---------- DATA FOR THIS EXERCISE

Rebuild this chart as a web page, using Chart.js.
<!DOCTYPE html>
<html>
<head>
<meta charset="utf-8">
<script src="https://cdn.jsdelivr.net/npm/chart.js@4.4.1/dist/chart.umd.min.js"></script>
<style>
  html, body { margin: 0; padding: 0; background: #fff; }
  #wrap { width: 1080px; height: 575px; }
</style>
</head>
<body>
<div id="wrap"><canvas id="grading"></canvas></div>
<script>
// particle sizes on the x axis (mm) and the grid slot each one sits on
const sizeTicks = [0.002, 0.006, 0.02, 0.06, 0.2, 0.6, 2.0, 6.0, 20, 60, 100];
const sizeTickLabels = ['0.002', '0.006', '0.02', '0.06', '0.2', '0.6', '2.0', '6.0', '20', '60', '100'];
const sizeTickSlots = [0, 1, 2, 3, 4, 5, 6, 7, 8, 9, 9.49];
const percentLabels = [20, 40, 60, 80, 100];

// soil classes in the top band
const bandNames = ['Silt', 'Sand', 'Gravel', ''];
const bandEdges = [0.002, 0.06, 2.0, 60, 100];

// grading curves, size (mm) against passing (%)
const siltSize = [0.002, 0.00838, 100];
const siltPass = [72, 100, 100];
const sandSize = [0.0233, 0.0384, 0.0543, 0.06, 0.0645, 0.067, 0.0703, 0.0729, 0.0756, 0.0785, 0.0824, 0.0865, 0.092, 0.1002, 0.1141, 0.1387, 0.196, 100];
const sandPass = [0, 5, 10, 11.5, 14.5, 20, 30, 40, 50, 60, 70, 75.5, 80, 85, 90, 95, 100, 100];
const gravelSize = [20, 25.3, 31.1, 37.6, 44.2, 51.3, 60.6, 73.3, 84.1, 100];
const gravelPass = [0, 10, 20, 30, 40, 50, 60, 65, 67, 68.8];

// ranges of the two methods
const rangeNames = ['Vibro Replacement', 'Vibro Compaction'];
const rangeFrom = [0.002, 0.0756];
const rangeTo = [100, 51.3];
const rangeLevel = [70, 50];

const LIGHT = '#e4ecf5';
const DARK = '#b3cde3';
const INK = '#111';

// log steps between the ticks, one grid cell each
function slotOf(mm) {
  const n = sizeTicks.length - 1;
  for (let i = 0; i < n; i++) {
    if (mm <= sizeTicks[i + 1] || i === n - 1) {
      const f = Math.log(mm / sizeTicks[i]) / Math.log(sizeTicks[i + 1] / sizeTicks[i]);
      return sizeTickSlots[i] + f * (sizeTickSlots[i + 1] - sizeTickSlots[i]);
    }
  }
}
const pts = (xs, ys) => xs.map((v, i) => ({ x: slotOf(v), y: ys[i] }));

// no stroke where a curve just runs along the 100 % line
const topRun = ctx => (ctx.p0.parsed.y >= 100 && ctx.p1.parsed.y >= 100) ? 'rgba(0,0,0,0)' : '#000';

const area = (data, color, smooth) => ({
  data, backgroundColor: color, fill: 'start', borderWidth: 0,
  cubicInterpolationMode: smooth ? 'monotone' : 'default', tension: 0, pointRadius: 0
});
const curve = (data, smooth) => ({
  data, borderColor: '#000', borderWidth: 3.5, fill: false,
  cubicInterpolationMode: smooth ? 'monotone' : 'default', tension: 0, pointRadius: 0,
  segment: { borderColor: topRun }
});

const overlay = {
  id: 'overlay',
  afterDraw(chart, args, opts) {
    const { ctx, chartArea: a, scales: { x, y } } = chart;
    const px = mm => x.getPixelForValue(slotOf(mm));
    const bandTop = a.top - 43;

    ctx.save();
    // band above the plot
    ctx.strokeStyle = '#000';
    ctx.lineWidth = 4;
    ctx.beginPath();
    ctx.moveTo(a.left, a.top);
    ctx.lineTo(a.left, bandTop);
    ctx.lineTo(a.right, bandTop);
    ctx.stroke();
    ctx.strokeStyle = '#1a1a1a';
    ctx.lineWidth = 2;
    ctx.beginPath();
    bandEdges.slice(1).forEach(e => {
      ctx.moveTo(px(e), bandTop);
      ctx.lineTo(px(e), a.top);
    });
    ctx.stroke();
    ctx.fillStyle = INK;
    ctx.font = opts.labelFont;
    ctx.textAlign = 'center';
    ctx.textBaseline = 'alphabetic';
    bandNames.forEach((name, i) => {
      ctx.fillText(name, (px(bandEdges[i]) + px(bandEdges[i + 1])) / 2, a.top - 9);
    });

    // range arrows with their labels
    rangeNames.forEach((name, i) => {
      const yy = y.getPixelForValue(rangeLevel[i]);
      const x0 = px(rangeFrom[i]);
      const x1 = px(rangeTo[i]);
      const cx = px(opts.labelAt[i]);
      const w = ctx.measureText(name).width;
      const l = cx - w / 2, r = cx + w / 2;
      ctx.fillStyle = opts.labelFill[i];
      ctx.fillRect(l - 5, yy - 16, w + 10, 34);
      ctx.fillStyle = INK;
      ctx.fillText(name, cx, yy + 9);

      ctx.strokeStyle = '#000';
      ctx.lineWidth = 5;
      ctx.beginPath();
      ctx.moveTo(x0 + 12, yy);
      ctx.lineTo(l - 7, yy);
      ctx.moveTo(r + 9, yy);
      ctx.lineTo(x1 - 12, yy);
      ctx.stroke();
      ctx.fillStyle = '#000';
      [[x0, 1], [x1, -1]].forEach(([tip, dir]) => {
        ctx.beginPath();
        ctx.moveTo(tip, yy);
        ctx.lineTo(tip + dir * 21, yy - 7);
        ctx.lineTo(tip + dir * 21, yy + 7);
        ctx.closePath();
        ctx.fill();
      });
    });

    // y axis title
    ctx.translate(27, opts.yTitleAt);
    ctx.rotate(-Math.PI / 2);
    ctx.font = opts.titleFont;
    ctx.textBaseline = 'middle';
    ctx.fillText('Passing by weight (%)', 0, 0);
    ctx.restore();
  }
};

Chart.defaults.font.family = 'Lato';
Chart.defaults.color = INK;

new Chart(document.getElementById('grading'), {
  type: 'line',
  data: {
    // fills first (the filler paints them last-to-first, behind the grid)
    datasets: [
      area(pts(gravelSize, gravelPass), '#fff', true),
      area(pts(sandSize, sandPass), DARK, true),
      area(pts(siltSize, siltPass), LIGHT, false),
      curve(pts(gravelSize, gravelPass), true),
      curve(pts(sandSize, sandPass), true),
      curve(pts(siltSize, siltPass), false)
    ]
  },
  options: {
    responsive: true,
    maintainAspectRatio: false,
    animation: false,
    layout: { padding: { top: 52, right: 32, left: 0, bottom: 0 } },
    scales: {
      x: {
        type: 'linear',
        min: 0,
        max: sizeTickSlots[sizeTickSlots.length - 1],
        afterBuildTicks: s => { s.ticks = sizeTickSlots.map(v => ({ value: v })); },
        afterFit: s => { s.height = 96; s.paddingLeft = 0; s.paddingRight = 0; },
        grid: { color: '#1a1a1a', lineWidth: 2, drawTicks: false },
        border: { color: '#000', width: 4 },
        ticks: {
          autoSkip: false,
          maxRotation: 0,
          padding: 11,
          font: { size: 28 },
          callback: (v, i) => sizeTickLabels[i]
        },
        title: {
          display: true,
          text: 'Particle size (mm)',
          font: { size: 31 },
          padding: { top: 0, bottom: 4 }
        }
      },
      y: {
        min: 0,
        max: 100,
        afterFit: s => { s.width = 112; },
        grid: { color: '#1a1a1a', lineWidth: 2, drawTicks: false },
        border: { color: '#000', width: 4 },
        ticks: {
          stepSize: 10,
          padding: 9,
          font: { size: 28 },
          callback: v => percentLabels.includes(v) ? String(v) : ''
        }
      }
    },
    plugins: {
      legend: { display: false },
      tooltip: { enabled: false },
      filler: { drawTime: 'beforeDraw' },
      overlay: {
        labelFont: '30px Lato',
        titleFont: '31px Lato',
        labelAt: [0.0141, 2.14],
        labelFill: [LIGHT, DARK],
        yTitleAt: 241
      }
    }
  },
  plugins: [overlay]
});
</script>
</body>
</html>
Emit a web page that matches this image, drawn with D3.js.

--------------------

**WHAT YOU SHOULD DO**. Take the lines from the first line of the records through the line holding "const bandEdges = [0.002, 0.06, 2.0, 60, 100];", both included, and please reproduce them exactly with nothing added.

**WRITTEN SOLUTION**.
Rebuild this chart as a web page, using Chart.js.
<!DOCTYPE html>
<html>
<head>
<meta charset="utf-8">
<script src="https://cdn.jsdelivr.net/npm/chart.js@4.4.1/dist/chart.umd.min.js"></script>
<style>
  html, body { margin: 0; padding: 0; background: #fff; }
  #wrap { width: 1080px; height: 575px; }
</style>
</head>
<body>
<div id="wrap"><canvas id="grading"></canvas></div>
<script>
// particle sizes on the x axis (mm) and the grid slot each one sits on
const sizeTicks = [0.002, 0.006, 0.02, 0.06, 0.2, 0.6, 2.0, 6.0, 20, 60, 100];
const sizeTickLabels = ['0.002', '0.006', '0.02', '0.06', '0.2', '0.6', '2.0', '6.0', '20', '60', '100'];
const sizeTickSlots = [0, 1, 2, 3, 4, 5, 6, 7, 8, 9, 9.49];
const percentLabels = [20, 40, 60, 80, 100];

// soil classes in the top band
const bandNames = ['Silt', 'Sand', 'Gravel', ''];
const bandEdges = [0.002, 0.06, 2.0, 60, 100];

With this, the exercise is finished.